Re: Standardizing on IDNA 2003 in the URL Standard from John C Klensin on 2013-08-23 (www-tag@w3.org from August 2013)

From: John C Klensin <klensin@jck.com>
Date: Fri, 23 Aug 2013 11:46:41 -0400
To: Gervase Markham <gerv@mozilla.org>, John Cowan <cowan@mercury.ccil.org>
cc: Vint Cerf <vint@google.com>, "Jungshik SHIN (신정식)" <jshin1987+w3@gmail.com>, Anne van Kesteren <annevk@annevk.nl>, IDNA update work <idna-update@alvestrand.no>, "PUBLIC-IRI@W3.ORG" <public-iri@w3.org>, uri@w3.org, "www-tag.w3.org" <www-tag@w3.org>
Message-ID: <606647274ECE5AD80E8508E1@JcK-HP8200.jck.com>

--On Friday, August 23, 2013 14:15 +0100 Gervase Markham
<gerv@mozilla.org> wrote:

> On 23/08/13 11:19, Mark Davis ☕ wrote:
>>  1. The TR46 non-letter support can be dropped in clients
>>  once the major registries disallow non-IDNA2008 URLs. I say
>>     URLs, because the registries need to not only disallow
>>     them in SLDs (eg http://☃.com), they /also/ need to
>>     forbid their subregistries from having them in Nth-level
>>     domains (that is, disallow http://☃.blogspot.ch/
>>     <http://blogspot.ch/> = xn--n3h.blogspot.ch
>>     <http://xn--n3h.blogspot.ch>).
> 
> This is not my area of expertise, but I am not aware of a
> registry which attempts to define by contract what their
> customers may or may not put into the DNS "below" the domain
> they have purchased.

Gerv,

At least historically, I am aware of such registries.  In the
pre-ICANN period, Section 3 of RFC 1591 contained the statement

 "Most of these same concerns are relevant when a
 sub-domain is delegated and in general the principles
 described here apply recursively to all delegations of
 the Internet DNS name space."

which was intended to make the sort of relationship we need here
just about mandatory.  My value recollection is that ICANN, in
its early days, attempted to impose similar "recursive
application" requirements in its contracts with registries.
That effort largely floundered for the delegation-only
registries that are probably a superset of what Mark considers
"major" because of the difficulties with imposed requirements
and enforcement (especially with ccTLDs but, in practice, with
many gTLDs as well).  I note in particular that, as far as I can
tell, the Applicant Guidebook does not impose any such
requirement on current-round new gTLD applicants, implying that
it is already too late to effectively "forbid" much of anything.

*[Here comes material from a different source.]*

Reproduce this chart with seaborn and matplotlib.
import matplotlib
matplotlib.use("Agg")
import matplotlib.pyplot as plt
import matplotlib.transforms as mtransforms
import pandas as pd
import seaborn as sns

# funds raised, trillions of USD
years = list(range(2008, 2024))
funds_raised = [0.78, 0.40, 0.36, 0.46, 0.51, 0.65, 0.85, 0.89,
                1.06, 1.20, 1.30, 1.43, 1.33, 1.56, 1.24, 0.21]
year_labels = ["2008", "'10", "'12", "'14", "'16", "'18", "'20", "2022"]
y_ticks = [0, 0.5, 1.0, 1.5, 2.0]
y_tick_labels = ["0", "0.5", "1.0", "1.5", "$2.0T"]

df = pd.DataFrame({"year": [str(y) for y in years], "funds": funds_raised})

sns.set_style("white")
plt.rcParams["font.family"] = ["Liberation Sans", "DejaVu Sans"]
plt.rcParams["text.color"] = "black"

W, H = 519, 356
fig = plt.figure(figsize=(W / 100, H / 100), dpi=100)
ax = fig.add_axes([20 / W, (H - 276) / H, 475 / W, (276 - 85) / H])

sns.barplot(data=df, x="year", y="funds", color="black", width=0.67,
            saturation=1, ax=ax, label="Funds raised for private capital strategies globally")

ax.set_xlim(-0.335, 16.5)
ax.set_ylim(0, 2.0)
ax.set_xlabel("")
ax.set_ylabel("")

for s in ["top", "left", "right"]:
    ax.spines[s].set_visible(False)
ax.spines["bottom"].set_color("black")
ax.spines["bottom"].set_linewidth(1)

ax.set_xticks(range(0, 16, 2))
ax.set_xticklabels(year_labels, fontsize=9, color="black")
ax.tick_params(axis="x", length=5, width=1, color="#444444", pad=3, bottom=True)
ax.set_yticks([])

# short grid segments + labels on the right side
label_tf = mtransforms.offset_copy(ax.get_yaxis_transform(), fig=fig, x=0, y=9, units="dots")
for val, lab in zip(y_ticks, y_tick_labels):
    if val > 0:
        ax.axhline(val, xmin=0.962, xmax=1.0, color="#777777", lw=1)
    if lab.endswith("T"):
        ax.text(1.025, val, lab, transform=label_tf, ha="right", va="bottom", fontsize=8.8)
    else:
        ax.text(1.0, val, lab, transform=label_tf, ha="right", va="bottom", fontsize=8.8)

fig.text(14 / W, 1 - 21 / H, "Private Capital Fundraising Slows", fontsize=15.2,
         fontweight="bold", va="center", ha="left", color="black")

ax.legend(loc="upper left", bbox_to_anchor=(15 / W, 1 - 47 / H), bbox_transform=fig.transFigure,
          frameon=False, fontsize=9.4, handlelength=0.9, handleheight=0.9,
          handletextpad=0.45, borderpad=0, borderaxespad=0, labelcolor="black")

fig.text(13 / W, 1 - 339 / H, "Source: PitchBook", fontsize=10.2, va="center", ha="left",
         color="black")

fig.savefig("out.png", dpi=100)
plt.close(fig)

On the other hand, within enterprise-level domains (those whose
subdomains make up the FQDN case), my experience has been that
naming conventions and restrictions of various sorts are both
common and enforced.  Certainly not in all cases, but in enough
to be significant.

> The way to make such domains not exist is for them to first
> not work in browsers; I'm not sure we can do it the other way
> around.

That is precisely the chicken-and-egg problem I referred to in
my earlier note.  If nothing else, a browser-first approach has
the advantage of having to convince under a dozen implementer
communities while getting most registries (including zone
administrators deep in the tree) to behave in a particular way
requires convincing perhaps hundreds of millions of entities,
most of whom are not following these lists (and most of whom
don't care about issues that extend beyond their local languages
and scripts).

--On Friday, August 23, 2013 10:19 -0400 John Cowan
<cowan@mercury.ccil.org> wrote:

> Mark Davis ☕ scripsit:
> 
>> *also*need to forbid their subregistries from having them in
>> Nth-level domains
>>    (that is, disallow http://☃.blogspot.ch/ =
>>    xn--n3h.blogspot.ch).
> 
> Through what technical or social means would that be arranged?
> TLD registries have never had any control over their
> subregistries' use of names that I know of; I should think it
> would have to be implemented by contract between the registry
> and the subregistry, and many existing subregistries might
> well balk.

As noted above, "never" is too strong.  But, yes, in today's
world, contracts would be required and we already have empirical
experience with the "balking" part.

As Gerv suggests, the most effective mechanism involves
developers of broswers (and other applications that use the DNS)
making the transition in some way and thereby causing bottom-up
pressure on registries to avoid doing things that can cause name
conflicts or reference ambiguity.  

That could take many forms.  While I hate the idea of requiring
dual lookups, a browser that wished to be extra-careful about
conflicting names could look up both interpretations and, if it
found more than one (or two with different RR Sets), could
reasonably come back to the user with a "this may be a problem
or an attack, which one did you really want?" message, perhaps
even with a "if you don't like this story, complain to the
registry".  Especially for FQDNs, that would be far more
effective and more reliable than waiting on the registries and
hoping that they are all doing what we would like them to do.
(Yes, I understand the implementation problems with this,
especially when there is no guarantee that all zones in a
particular tree will consistently use one interpretation.  But
it would still be easier than convincing millions (or hundreds
of millions) of zone administrators and tabulating their status.)

best,
    john

Received on Friday, 23 August 2013 15:47:30 UTC